A recent study in the journal Psychological Science (2013) found that those who hold extremely rigid opinions often support those opinions by the illusion of understanding. These people believe that they understand things better than they actually do. The study examined how much people really understood a particular policy or issue, and the extent to which the rigidity of their opinions contributed to polarization. The authors then predicted that asking subjects in the experiment to explain political issues would make them aware of how poorly they actually understood issues and hence they would subsequently moderate their opinions. We will get to the results of the study in a moment. But first it’s important to say something about extreme opinions and their deleterious effects on the political process. Polarization, or the increased perceived distances between people’s political opinions and the resulting paralysis with respect to problem-solving, is a serious problem.

After Obama was elected president Mitch McConnell in the United States Senate declared that the only agenda for him was to make sure the president did not succeed. If we take this statement seriously it means that this elected official will subject himself to no communication that upsets his belief system. He has made decisions about where he stands and will not subject them to any decision-making processes to the contrary. This is not much different than the religious Muslim or Orthodox Jew who has a comprehensive worldview and will not depart from it.

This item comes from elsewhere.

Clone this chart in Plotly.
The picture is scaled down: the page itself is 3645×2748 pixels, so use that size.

Rigid opinions are capable of inciting violence. Such opinions are usually accompanied by intense belief that includes emotions and justifies strong reactions. We can see this operating when politicians or religious people use the “politics as a war” metaphor. It codes into the discourse all of the language of war including the fact that your adversary is your “enemy” and he or she must be “vanquished”. So political leaders have enemies lists and incorporate all of the aggressive and clandestine language associated with such lists. Our culture is filled with individuals, journalists, and talk show hosts characterized by combative personalities who are more rigid than extreme.

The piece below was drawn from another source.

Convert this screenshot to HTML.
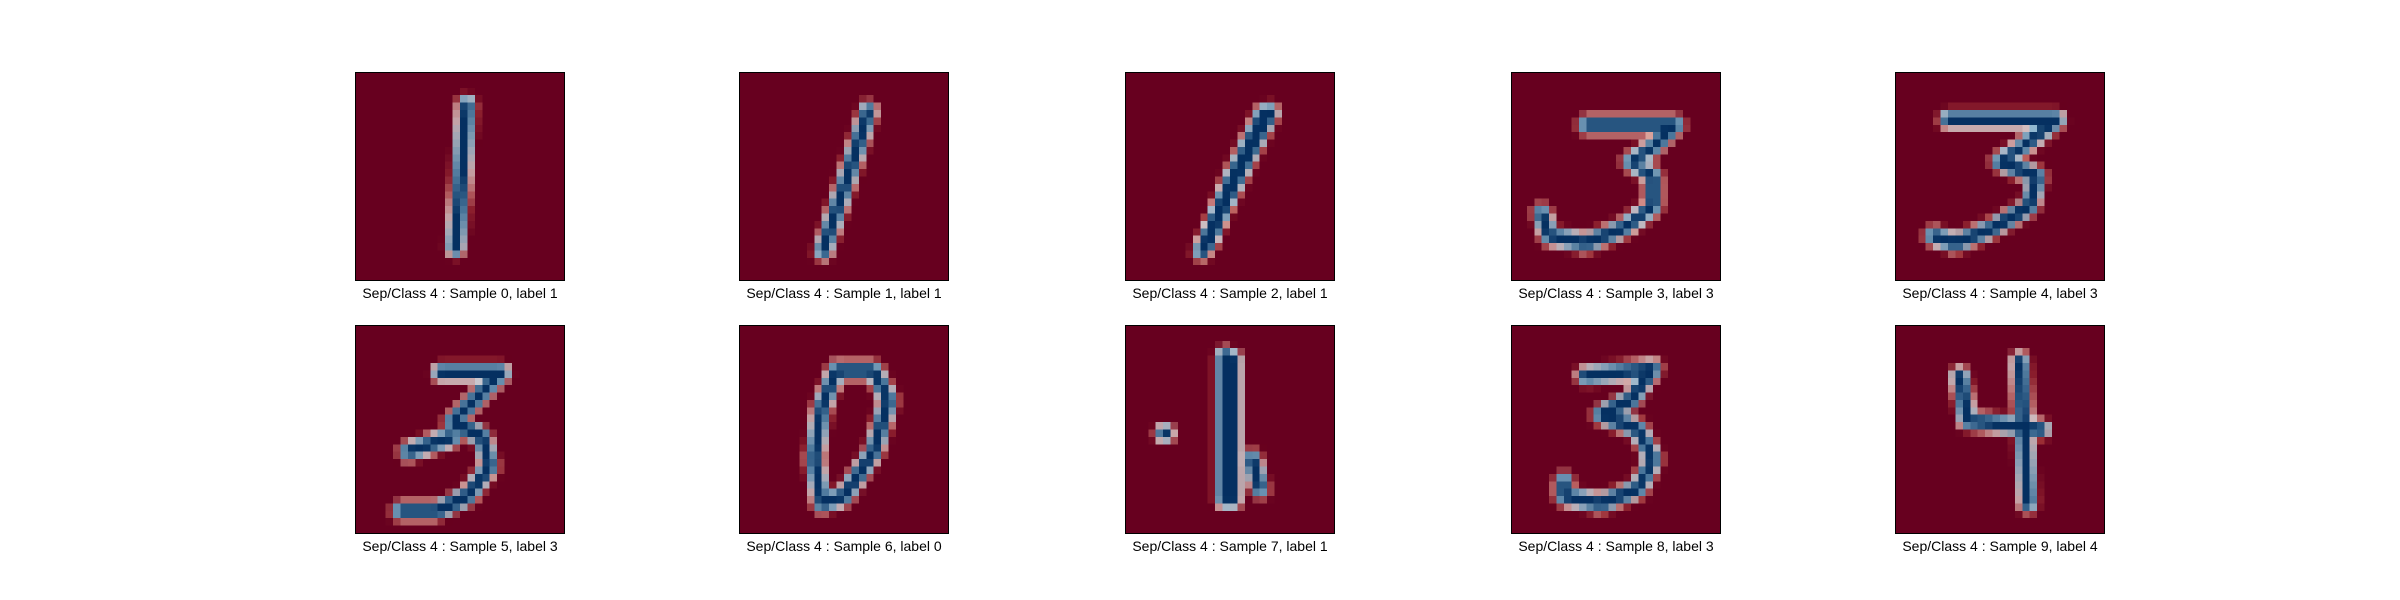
<!DOCTYPE html>
<html><head><meta charset="utf-8"><style>
html,body{margin:0;padding:0;background:#fff;}
#root{position:relative;width:2400px;height:600px;overflow:hidden;font-family:"Liberation Sans",sans-serif;}
.lbl{position:absolute;font-size:14px;color:#000;text-align:center;width:300px;white-space:nowrap;}
canvas.p{position:absolute;image-rendering:pixelated;image-rendering:crisp-edges;box-sizing:border-box;border:1px solid #000;}
</style></head><body>
<div id="root"></div>
<script>
const sampleIdx=[0,1,2,3,4,5,6,7,8,9];
const labels=[1,1,1,3,3,3,0,1,3,4];
const strokes=[
 [[[14.9,4.3],[14.2,14],[13.4,23.7]]],
 [[[17.3,5.1],[14.5,14],[11.2,24.1]]],
 [[[19.4,5.3],[15,14],[10.2,24.1]],[[18.5,5.5],[14,15],[11,23]]],
 [[[10,7],[22,7],[19,10],[16,12],[19,14],[19,18],[15,21],[10,23],[5,22],[4,19]]],
 [[[7,6.3],[21.6,6.3],[17,10],[14,12],[19,14],[18,18],[13,21],[8,23],[5,22]]],
 [[[11.4,6.3],[19.6,6.3],[16,10],[13,13],[17,15],[18,19],[15,23],[11,25],[6,25]],[[7,17],[13,15]]],
 [[[13,6],[18,6],[20,10],[18,17],[14,23],[11,24],[10,18],[11,11],[13,6]]],
 [[[13.3,4],[13.3,23.6]],[[14.3,4.5],[14.3,23.6]],[[17,18],[18,22]],[[5.1,14.5],[5.3,14.5]]],
 [[[9.8,6.7],[19,5.7],[16,10],[12,12],[17,14],[19,18],[17,22],[12,24],[7,23],[7,21]]],
 [[[8.6,6.7],[9.6,12.8],[19.6,13.9]],[[16.7,4.7],[17.8,24.1]]]
];
const colX=[355,739,1125,1511,1895], rowY=[72,324.5], W=210, H=209;
const root=document.getElementById('root');
sampleIdx.forEach((s,i)=>{
 const x=colX[i%5], y=rowY[Math.floor(i/5)];
 const c=document.createElement('canvas');
 c.className='p';
 
 
 c.width=28;c.height=28;
 c.style.left=x+'px';c.style.top=y+'px';c.style.width=W+'px';c.style.height=H+'px';
 const g=c.getContext('2d');
 g.fillStyle='#67001f';g.fillRect(0,0,28,28);
 g.lineJoin='round';g.lineCap='round';
 const layers=[['#d6604d',3.0],['#f7f7f7',2.4],['#92c5de',2.0],['#053061',1.5]];
 layers.forEach(([col,w])=>{
  g.strokeStyle=col;g.lineWidth=w;
  strokes[i].forEach(pl=>{
   g.beginPath();
   pl.forEach((p,k)=>k?g.lineTo(p[0],p[1]):g.moveTo(p[0],p[1]));
   g.stroke();
  });
 });
 root.appendChild(c);
 const d=document.createElement('div');
 d.className='lbl';
 
 
 d.style.left=(x+W/2-150)+'px';
 d.style.top=(y+H+4)+'px';
 d.textContent='Sep/Class 4 : Sample '+s+', label '+labels[i];
 root.appendChild(d);
});
</script>
</body></html>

Throughout the 1980s conservatives made considerable progress by maligning liberals and turning the word “liberal” into a shibboleth used to attack democrats. Again, I’m less concerned about the content of a political opinion that I am its fixed nature. An opinion becomes extreme and dangerous when it cannot be moderated or there is no sense of perspective and proportion. Politics is not warfare; in fact, it is the antidote to warfare. Politics and communication with those who are unlike you is the alternative to warfare. It is the only consequential and morally legitimate means of solving problems and avoiding violence.

So what did the authors of the study referred to above discover? Interestingly, they found that those people with particularly strong opinions were unjustified in their confidence with respect to how thoroughly they actually understood policies. Very simply, they understood policies and political positions considerably less than they thought. When subjects in the experiment were asked to produce what are termed “mechanistic explanations” they were exposed to their ignorance and thereby moderated their opinions. Mechanistic explanations are explanations about how things actually work such as legal positions and social policies. When subjects in the study were simply asked to list the reasons that they supported something they were less likely to be influenced by their own lack of knowledge and did not moderate their positions. The assumption is that asking someone to list the reasons for supporting or not supporting a political position allows them to tap into values and general principles that do not require much knowledge and are more fundamental emotional attachments.

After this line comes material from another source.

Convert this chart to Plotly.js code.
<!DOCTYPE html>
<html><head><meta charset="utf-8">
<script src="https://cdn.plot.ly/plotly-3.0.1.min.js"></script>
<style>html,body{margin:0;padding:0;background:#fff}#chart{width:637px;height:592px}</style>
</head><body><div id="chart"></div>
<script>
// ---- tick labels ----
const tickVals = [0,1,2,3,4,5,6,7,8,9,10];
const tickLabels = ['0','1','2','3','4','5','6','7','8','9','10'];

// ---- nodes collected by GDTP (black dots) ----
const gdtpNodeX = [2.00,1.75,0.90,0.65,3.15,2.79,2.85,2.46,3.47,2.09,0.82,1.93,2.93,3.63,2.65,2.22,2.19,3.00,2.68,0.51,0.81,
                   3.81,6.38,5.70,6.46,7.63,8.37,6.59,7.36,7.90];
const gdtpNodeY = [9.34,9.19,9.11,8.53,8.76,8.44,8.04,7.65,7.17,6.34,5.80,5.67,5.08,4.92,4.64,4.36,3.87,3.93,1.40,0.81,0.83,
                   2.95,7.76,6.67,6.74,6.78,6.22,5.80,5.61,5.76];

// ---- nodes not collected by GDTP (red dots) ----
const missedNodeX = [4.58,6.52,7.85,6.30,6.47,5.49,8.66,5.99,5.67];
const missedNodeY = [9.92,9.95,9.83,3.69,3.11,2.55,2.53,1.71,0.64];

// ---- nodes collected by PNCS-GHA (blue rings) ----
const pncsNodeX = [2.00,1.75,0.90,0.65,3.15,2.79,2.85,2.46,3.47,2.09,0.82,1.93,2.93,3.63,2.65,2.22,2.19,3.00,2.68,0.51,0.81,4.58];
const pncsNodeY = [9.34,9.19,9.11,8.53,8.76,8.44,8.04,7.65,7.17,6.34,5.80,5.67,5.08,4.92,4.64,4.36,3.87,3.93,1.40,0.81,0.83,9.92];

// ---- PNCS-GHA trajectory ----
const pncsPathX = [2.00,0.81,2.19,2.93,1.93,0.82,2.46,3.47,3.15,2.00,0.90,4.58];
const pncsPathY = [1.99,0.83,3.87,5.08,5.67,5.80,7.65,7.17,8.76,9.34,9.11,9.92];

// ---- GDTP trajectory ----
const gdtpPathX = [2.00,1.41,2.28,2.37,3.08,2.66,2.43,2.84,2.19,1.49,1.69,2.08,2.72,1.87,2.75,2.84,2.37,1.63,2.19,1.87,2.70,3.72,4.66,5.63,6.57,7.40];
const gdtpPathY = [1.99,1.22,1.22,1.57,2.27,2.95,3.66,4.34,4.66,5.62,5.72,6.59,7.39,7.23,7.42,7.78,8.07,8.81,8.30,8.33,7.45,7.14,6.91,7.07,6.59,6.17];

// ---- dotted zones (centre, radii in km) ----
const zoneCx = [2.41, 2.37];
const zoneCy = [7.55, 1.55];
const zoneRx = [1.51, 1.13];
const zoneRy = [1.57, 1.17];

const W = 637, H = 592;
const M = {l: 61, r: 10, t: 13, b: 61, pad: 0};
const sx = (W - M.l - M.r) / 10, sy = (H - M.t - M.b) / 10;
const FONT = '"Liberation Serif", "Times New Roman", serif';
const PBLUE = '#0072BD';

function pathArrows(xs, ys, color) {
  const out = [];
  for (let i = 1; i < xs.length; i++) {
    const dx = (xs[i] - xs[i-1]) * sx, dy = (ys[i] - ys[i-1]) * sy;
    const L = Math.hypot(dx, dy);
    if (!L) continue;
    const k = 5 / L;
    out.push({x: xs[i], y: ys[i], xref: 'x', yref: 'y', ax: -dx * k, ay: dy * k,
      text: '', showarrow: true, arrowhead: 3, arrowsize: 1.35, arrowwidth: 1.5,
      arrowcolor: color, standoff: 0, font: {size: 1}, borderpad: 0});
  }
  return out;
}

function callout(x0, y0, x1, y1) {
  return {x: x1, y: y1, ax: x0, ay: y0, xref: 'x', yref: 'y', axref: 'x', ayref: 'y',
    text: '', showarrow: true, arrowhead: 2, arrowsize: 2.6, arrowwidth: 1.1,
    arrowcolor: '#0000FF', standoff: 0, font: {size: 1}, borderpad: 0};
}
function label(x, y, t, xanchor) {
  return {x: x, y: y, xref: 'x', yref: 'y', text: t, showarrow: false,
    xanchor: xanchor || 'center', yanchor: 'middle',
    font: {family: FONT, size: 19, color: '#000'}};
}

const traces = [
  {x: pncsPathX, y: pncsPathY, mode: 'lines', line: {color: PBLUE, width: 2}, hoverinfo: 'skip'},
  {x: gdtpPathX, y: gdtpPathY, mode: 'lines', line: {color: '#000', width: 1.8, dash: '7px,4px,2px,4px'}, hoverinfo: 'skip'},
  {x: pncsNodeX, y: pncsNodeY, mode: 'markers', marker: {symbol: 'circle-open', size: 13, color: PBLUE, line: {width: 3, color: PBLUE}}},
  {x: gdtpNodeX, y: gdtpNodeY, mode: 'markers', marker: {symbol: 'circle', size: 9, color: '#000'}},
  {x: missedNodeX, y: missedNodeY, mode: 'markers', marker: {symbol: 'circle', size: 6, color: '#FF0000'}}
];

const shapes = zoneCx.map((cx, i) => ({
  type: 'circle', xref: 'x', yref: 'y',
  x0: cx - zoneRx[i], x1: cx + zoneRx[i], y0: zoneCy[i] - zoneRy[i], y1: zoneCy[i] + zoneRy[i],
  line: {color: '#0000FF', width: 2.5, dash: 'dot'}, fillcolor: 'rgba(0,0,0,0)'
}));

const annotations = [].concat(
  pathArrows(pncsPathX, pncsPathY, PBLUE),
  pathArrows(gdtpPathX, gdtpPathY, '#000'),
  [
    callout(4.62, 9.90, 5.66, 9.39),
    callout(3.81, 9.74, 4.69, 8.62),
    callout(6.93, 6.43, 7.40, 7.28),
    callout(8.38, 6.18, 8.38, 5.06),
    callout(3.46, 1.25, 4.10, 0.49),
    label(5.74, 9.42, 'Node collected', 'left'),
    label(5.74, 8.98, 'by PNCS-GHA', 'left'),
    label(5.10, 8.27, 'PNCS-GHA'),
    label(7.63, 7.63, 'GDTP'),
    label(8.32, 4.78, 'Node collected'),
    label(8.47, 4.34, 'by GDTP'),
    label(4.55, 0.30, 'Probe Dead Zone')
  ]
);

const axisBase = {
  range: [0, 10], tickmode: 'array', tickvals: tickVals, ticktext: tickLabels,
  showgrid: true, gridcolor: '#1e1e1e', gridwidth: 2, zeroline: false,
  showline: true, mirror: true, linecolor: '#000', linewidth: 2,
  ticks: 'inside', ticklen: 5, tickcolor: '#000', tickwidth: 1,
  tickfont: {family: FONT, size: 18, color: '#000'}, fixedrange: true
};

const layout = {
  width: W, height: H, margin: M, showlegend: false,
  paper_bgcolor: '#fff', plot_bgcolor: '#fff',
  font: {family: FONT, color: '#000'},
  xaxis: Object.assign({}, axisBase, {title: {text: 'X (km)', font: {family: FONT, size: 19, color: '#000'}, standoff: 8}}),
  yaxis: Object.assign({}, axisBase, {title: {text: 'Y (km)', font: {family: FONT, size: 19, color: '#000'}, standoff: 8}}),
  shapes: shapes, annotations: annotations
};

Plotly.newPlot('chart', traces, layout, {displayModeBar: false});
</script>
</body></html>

It turns out that educating people about how policies and positions actually work tends to increase their exposure to other perspectives and improves the quality of debate. This is one more weapon in the “difficult conversation” arsenal (to continue the war metaphor) that can serve as a corrective and ameliorate the polarization process. Rigid opinions will not disappear but improving knowledge promises to be an effective unfreezing of attitudes procedure.